On Tuesday, Green Bay Packers quarterback Aaron Rodgers addressed his contract situation on The Pat McAfee Show. While he stated he was still on the fence about retiring and wouldn’t rule out the possibility of him playing for another team in 2023, he did make notable statements about his contract — which is set to pay him about $60 million in cash for the upcoming season.
When the $60 million figure was brought up by McAfee, Rodgers stated, “I don’t think there’s a scenario where I’d come back and that would be the number.” For those who are unaware, Rodgers will only carry a $31.6 million cap hit, if he returns to the Packers in 2023, because $58.3 million of that $59.5 million number will come in the form of an option bonus. Technically, his base salary will only be $1.17 million, while his bonus will be spread over multiple seasons on the cap rather than just counting against the 2023 cap.
His total 2023 salary cap number is $31.62M— Ken Ingalls - Packers Cap (@KenIngalls) January 24, 2023
Why the difference between the $15.79M (above) and this $31.62M you ask?
Well - his deal includes 3 past backloading situations from 2019, 2021, and 2022 counting for another $15.83M on the 2023 salary cap.
15.79M + $15.83M = $31.62M
Since that money would already be spread over multiple years, what adjustment is there to be made? Most of the analysts who focus on contracts and the salary cap previously thought of Rodgers’ deal as relatively “untouchable” due to the unique structure of his contract. Yet, the four-time NFL MVP stated, “definitely things would have to shift,” and, “there would have to be adjustments for sure,” with McAfee.
Is there a chance that Rodgers would approach general manager Brian Gutekunst with the idea to rip up the quarterback’s 2022 extension and start over with a new deal? Rodgers’ 2023 cap hit isn’t a problem as much as his future dead cap (prorated accounting for previous money paid) would be.
There are three options here:
- Rodgers doesn’t understand how his contract is structured and doesn’t realize that there’s really no way for him to drop his cap hit in 2023 without him accepting less cash this season.

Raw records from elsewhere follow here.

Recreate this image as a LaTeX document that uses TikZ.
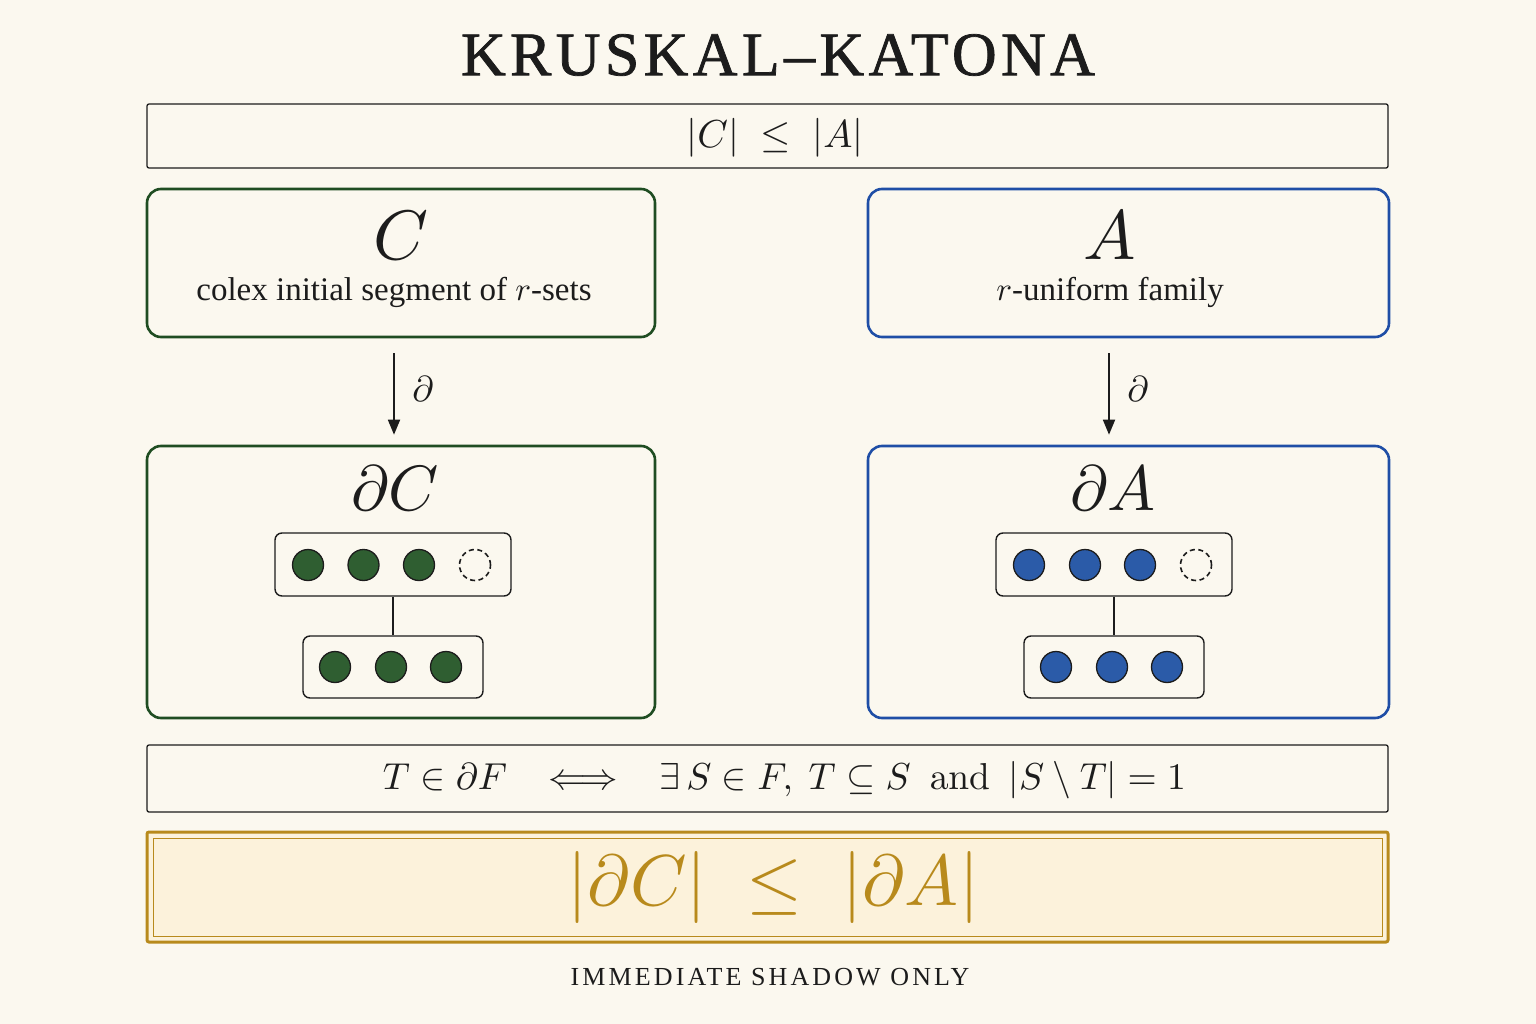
\documentclass[tikz,border=0pt]{standalone}
\usepackage{amsmath}
\usepackage[no-math]{fontspec}
\setmainfont{Liberation Serif}
\usetikzlibrary{arrows.meta}
\definecolor{bg}{HTML}{FBF8EF}
\definecolor{ink}{HTML}{1C1C1C}
\definecolor{grn}{HTML}{1F4D22}
\definecolor{grnfill}{HTML}{2F5E31}
\definecolor{blu}{HTML}{1F4EA6}
\definecolor{blufill}{HTML}{2B5BA8}
\definecolor{gold}{HTML}{B88A1C}
\definecolor{goldfill}{HTML}{FCF2DB}
\begin{document}
\begin{tikzpicture}[x=1pt,y=-1pt,
  txt/.style={text=ink,font=\fontsize{10}{12}\selectfont,inner sep=0pt,scale=#1},
  plainbox/.style={draw=ink,line width=1.3pt,rounded corners=2pt,minimum width=1241pt,inner sep=0pt},
  gbox/.style={draw=grn,line width=2.6pt,rounded corners=14pt,inner sep=0pt},
  bbox/.style={draw=blu,line width=2.6pt,rounded corners=14pt,inner sep=0pt},
  setbox/.style={draw=ink,line width=1.4pt,rounded corners=7pt,inner sep=0pt,fill=bg},
  gdot/.style={circle,draw=ink,line width=1.3pt,fill=grnfill,minimum size=31pt,inner sep=0pt},
  bdot/.style={circle,draw=ink,line width=1.3pt,fill=blufill,minimum size=31pt,inner sep=0pt},
  edot/.style={circle,draw=ink,line width=1.6pt,dash pattern=on 5pt off 3.5pt,minimum size=31pt,inner sep=0pt},
  arr/.style={draw=ink,line width=1.8pt,-{Triangle[length=15pt,width=12pt]}},
  link/.style={draw=ink,line width=1.4pt}]
\useasboundingbox[fill=bg] (0,0) rectangle (1536,1024);
% title
\node[text=ink,font=\fontsize{62}{62}\selectfont\addfontfeatures{LetterSpace=7,FakeBold=1.2}] (title) at (778,55) {KRUSKAL–KATONA};
% top box
\node[plainbox,minimum height=64pt] (top) at (767.5,136) {};
\node[txt=3.9] (toptxt) at (775,138) {$|C|\;\le\;|A|$};
% upper family boxes
\node[gbox,minimum width=508pt,minimum height=148pt] (Cbox) at (401,263) {};
\node[bbox,minimum width=521pt,minimum height=148pt] (Abox) at (1128.5,263) {};
\node[txt=7] (Clab) at (401,236) {$C$};
\node[txt=3.3] (Csub) at (394,292) {colex initial segment of $r$-sets};
\node[txt=7] (Alab) at (1110,236) {$A$};
\node[txt=3.3] (Asub) at (1110,292) {$r$-uniform family};
% lower shadow boxes
\node[gbox,minimum width=508pt,minimum height=272pt] (dCbox) at (401,582) {};
\node[bbox,minimum width=521pt,minimum height=272pt] (dAbox) at (1128.5,582) {};
\node[txt=6.4] (dClab) at (395,488) {$\partial C$};
\node[txt=6.4] (dAlab) at (1113,488) {$\partial A$};
% arrows
\draw[arr] ([xshift=-7pt,yshift=-15pt]Cbox.south) -- ([xshift=-7pt,yshift=10pt]dCbox.north);
\node[txt=3.6] (dl) at (423,389) {$\partial$};
\draw[arr] ([xshift=-19.5pt,yshift=-15pt]Abox.south) -- ([xshift=-19.5pt,yshift=10pt]dAbox.north);
\node[txt=3.6] (dr) at (1138,389) {$\partial$};
% left set diagram
\node[setbox,minimum width=236pt,minimum height=63pt] (lu) at (393,564.5) {};
\node[setbox,minimum width=180pt,minimum height=62pt] (ll) at (393,667) {};
\draw[link] (lu.south) -- (ll.north);
\node[gdot] (lu1) at (308,565) {};
\node[gdot] (lu2) at (363.5,565) {};
\node[gdot] (lu3) at (419,565) {};
\node[edot] (lu4) at (475,565) {};
\node[gdot] (ll1) at (335,667) {};
\node[gdot] (ll2) at (391,667) {};
\node[gdot] (ll3) at (446,667) {};
% right set diagram
\node[setbox,minimum width=236pt,minimum height=63pt] (ru) at (1114,564.5) {};
\node[setbox,minimum width=180pt,minimum height=62pt] (rl) at (1114,667) {};
\draw[link] (ru.south) -- (rl.north);
\node[bdot] (ru1) at (1029,565) {};
\node[bdot] (ru2) at (1085,565) {};
\node[bdot] (ru3) at (1140,565) {};
\node[edot] (ru4) at (1196,565) {};
\node[bdot] (rl1) at (1056,667) {};
\node[bdot] (rl2) at (1112,667) {};
\node[bdot] (rl3) at (1167,667) {};
% definition box
\node[plainbox,minimum height=67pt] (def) at (767.5,778.5) {};
\node[txt=3.75] (deftxt) at (784.5,780) {$T\in\partial F\;\;\iff\;\;\exists\, S\in F,\ T\subseteq S\ \ \mathrm{and}\ \ |S\setminus T|=1$};
% result box
\node[draw=gold,line width=3pt,fill=goldfill,minimum width=1241pt,minimum height=110pt,inner sep=0pt,rounded corners=2pt] (res) at (767.5,887) {};
\node[draw=gold,line width=1pt,minimum width=1229pt,minimum height=98pt,inner sep=0pt] (resin) at (767.5,887) {};
\node[txt=7.2,text=gold] (restxt) at (773.5,887) {$|\partial C|\;\le\;|\partial A|$};
% footer
\node[text=ink,font=\fontsize{26}{26}\selectfont\addfontfeatures{LetterSpace=12}] (foot) at (770,977) {IMMEDIATE SHADOW ONLY};
\end{tikzpicture}
\end{document}
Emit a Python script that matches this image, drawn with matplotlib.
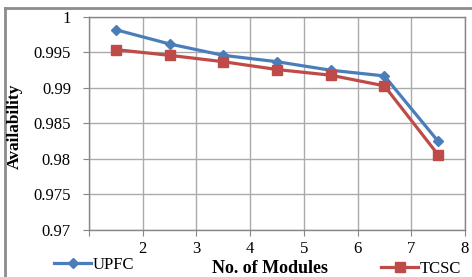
import matplotlib
matplotlib.use('Agg')
import matplotlib.pyplot as plt
from matplotlib.lines import Line2D

# data
modules = [1.5, 2.5, 3.5, 4.5, 5.5, 6.5, 7.5]
upfc = [0.9982, 0.9962, 0.9946, 0.9937, 0.9925, 0.9917, 0.9825]
tcsc = [0.9954, 0.9946, 0.9937, 0.9926, 0.9918, 0.9903, 0.9806]
yticks = [0.97, 0.975, 0.98, 0.985, 0.99, 0.995, 1.0]
ylabels = ['0.97', '0.975', '0.98', '0.985', '0.99', '0.995', '1']
xticks = [1, 2, 3, 4, 5, 6, 7, 8]
xlabels = ['', '2', '3', '4', '5', '6', '7', '8']

blue = '#4A7EBB'
red = '#BE4B48'
grid_c = '#ABABAB'

plt.rcParams['font.family'] = ['Liberation Serif', 'DejaVu Serif']

fig = plt.figure(figsize=(4.72, 2.77), dpi=100)
ax = fig.add_axes([0.1886, 0.1697, 0.7964, 0.769])

ax.plot(modules, upfc, color=blue, lw=2.3, marker='D', ms=5.5, label='UPFC', zorder=3)
ax.plot(modules, tcsc, color=red, lw=2.3, marker='s', ms=7, label='TCSC', zorder=3)

ax.set_xlim(1, 8)
ax.set_ylim(0.97, 1.0)
ax.set_xticks(xticks)
ax.set_xticklabels(xlabels, fontsize=12)
ax.set_yticks(yticks)
ax.set_yticklabels(ylabels, fontsize=12)
ax.grid(True, color=grid_c, lw=1)
ax.set_axisbelow(True)
ax.tick_params(axis='y', length=4, color='#868686', pad=9)
ax.tick_params(axis='x', length=4, color='#868686', pad=4)
for s in ax.spines.values():
    s.set_color('#868686')
    s.set_linewidth(1)

fig.text(0.032, 0.545, 'Availability', rotation=90, ha='center', va='center',
         fontsize=12.5, fontweight='bold')
fig.text(0.572, 0.032, 'No. of Modules', ha='center', va='center',
         fontsize=13, fontweight='bold')

# legend entries, split left/right like the original
h1 = Line2D([], [], color=blue, lw=2.3, marker='D', ms=5.5)
h2 = Line2D([], [], color=red, lw=2.3, marker='s', ms=7)
fig.legend([h1], ['UPFC'], loc='center left', bbox_to_anchor=(0.115, 0.043),
           frameon=False, fontsize=12, handlelength=2.2, handletextpad=0.1,
           borderpad=0, borderaxespad=0)
fig.legend([h2], ['TCSC'], loc='center left', bbox_to_anchor=(0.808, 0.03),
           frameon=False, fontsize=12, handlelength=2.2, handletextpad=0.1,
           borderpad=0, borderaxespad=0)

# outer chart frame (only top/left visible, cropped at right/bottom)
fig.add_artist(Line2D([0.0106, 0.0106], [0.0, 0.971], color='#8C8C8C', lw=2,
                      transform=fig.transFigure))
fig.add_artist(Line2D([0.0106, 1.0], [0.971, 0.971], color='#8C8C8C', lw=2,
                      transform=fig.transFigure))

fig.savefig('out.png', dpi=100)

- He’s willing to work on a new deal, which would almost certainly come with some guarantees on his side that he’d be the quarterback for the Packers for at least two or three more seasons.
- He gave us another, “Yeah, I’m immunized,” answer where McAfee brought up his salary and he deflected and answered the question as if it was about his cap hit.
What’s he really thinking? Who knows. This is the first time that he’s voiced any concern about the structure of his 2023 deal. For what it’s worth, Gutekunst at both the end of the year press conference and the bye week press conference, the two pressers he’s had since final cuts, claimed that the Packers didn’t hand him that extension in 2022 for a one-year commitment.